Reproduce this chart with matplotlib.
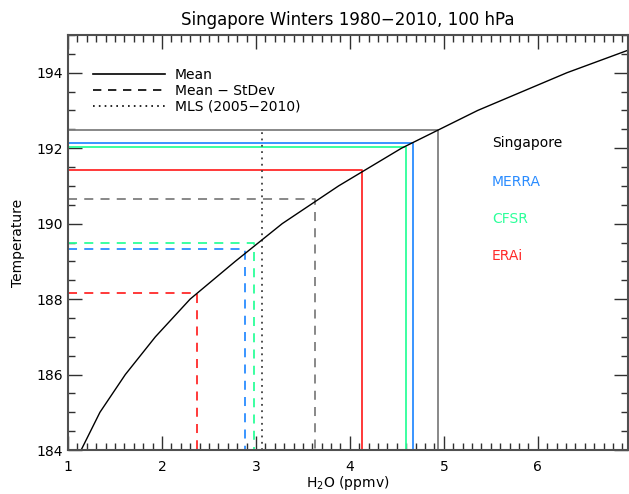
import matplotlib.pyplot as plt
from matplotlib.ticker import MultipleLocator

# saturation curve (temperature vs H2O)
curve_temp = [184, 185, 186, 187, 188, 189, 190, 191, 192, 193, 194, 195]
curve_h2o = [1.14, 1.34, 1.61, 1.93, 2.30, 2.78, 3.28, 3.88, 4.55, 5.36, 6.31, 7.40]

sources = ["Singapore", "MERRA", "CFSR", "ERAi"]
colors = ["#7f7f7f", "#2a8cff", "#2cff9a", "#ff2a2a"]
mean_temp = [192.49, 192.15, 192.04, 191.41]
mean_h2o = [4.94, 4.67, 4.60, 4.13]
sd_temp = [190.64, 189.32, 189.50, 188.15]
sd_h2o = [3.63, 2.88, 2.98, 2.37]
mls_h2o = 3.06
mls_top = 192.49

fig = plt.figure(figsize=(6.29, 4.94), dpi=100)
ax = fig.add_axes([68 / 629, 1 - 450 / 494, 560 / 629, 415 / 494])

x0, y0 = 1.0, 184.0
for name, c, mt, mx, st, sx in zip(sources, colors, mean_temp, mean_h2o, sd_temp, sd_h2o):
    ax.plot([x0, mx, mx], [mt, mt, y0], color=c, lw=1.3)
    ax.plot([x0, sx, sx], [st, st, y0], color=c, lw=1.3, dashes=(5, 4))

ax.plot([mls_h2o, mls_h2o], [y0, mls_top], color="#404040", lw=1.3, dashes=(1, 2.5))
ax.plot(curve_h2o, curve_temp, color="black", lw=1.0)

# legend
h1, = ax.plot([], [], color="black", lw=1.2)
h2, = ax.plot([], [], color="black", lw=1.2, dashes=(5, 4))
h3, = ax.plot([], [], color="black", lw=1.2, dashes=(1, 2.5))
ax.legend([h1, h2, h3], ["Mean", "Mean \u2212 StDev", "MLS (2005\u22122010)"],
          loc="upper left", bbox_to_anchor=(0.035, 0.935), frameon=False,
          handlelength=5.2, handletextpad=0.7, labelspacing=0.15, fontsize=10,
          borderaxespad=0)

for i, (name, c) in enumerate(zip(sources, colors)):
    tc = "black" if i == 0 else c
    ax.text(0.757, [0.740, 0.646, 0.557, 0.467][i], name, color=tc,
            transform=ax.transAxes, fontsize=10, va="center", ha="left")

ax.set_xlim(1, 6.96)
ax.set_ylim(184, 195)
ax.xaxis.set_major_locator(MultipleLocator(1))
ax.xaxis.set_minor_locator(MultipleLocator(0.1))
ax.yaxis.set_major_locator(MultipleLocator(2))
ax.yaxis.set_minor_locator(MultipleLocator(0.5))
ax.tick_params(which="both", direction="in", top=True, right=True,
               labelsize=10, color="#303030")
ax.tick_params(which="major", length=10, width=1)
ax.tick_params(which="minor", length=5, width=1)
ax.tick_params(axis="x", pad=7)
for s in ax.spines.values():
    s.set_color("#505050")
    s.set_linewidth(1.5)

ax.set_xlabel("H$_2$O (ppmv)", fontsize=10, labelpad=0)
ax.set_ylabel("Temperature", fontsize=10, labelpad=8)
ax.set_title("Singapore Winters 1980\u22122010, 100 hPa", fontsize=12, pad=7)

fig.savefig("out.png", dpi=100)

**********

Return the material line for line, from its beginning to the line that contains "from matplotlib.ticker import MultipleLocator", with the pictures left out.

Reproduce this chart with matplotlib.
import matplotlib.pyplot as plt
from matplotlib.ticker import MultipleLocator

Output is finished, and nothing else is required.